### [WRITTEN PROBLEM]
Pick out each line of the records in which the word "this" appears.

### [INFORMATION SUPPLIED]

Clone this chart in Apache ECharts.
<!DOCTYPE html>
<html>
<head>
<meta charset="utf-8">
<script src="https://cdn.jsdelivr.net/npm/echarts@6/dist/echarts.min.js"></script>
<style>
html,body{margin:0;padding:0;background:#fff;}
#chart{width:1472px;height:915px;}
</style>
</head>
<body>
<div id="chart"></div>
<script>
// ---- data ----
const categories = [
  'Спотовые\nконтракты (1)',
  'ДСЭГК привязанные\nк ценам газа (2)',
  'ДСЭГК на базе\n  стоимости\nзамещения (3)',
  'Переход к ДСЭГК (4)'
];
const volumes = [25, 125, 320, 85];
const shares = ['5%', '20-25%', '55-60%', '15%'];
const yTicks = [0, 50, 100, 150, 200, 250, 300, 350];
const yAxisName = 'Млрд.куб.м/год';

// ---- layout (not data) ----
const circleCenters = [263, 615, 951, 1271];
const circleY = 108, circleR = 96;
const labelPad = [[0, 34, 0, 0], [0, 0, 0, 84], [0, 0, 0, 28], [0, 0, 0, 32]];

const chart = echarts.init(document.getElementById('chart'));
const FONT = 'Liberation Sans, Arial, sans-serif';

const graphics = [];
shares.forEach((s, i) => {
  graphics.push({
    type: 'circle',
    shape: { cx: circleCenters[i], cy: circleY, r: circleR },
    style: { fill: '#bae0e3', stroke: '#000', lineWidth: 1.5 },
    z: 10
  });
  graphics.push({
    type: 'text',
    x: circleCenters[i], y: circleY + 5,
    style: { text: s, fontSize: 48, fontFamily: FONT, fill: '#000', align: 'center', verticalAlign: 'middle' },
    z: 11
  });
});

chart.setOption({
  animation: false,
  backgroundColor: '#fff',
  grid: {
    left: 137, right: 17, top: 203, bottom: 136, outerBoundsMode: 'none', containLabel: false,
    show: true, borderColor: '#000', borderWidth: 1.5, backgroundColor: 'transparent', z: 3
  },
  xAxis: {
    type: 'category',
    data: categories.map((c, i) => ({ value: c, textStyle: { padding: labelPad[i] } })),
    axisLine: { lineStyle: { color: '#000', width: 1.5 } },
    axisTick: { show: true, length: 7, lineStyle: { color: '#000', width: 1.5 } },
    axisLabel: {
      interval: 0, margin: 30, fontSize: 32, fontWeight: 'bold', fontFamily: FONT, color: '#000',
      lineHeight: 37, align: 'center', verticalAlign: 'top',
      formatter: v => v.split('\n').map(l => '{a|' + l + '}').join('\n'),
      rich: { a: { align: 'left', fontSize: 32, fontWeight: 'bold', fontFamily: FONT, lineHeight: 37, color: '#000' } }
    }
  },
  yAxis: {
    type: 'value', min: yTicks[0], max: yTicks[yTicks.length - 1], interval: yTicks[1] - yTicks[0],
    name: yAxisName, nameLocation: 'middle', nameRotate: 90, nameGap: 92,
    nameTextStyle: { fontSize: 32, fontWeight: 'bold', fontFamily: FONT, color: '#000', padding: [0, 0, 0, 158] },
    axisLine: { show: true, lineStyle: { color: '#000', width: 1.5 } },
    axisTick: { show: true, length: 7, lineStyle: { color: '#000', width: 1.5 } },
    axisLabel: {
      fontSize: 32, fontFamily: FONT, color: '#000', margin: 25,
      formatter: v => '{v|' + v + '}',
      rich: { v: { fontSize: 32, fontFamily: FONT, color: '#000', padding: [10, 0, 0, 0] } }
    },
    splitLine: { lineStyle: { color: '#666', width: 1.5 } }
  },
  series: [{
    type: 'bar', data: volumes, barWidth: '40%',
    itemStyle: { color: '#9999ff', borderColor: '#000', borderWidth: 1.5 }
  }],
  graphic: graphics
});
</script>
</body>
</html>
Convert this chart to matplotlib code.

### [CORRECT RESULT]
Clone this chart in Apache ECharts.
Convert this chart to matplotlib code.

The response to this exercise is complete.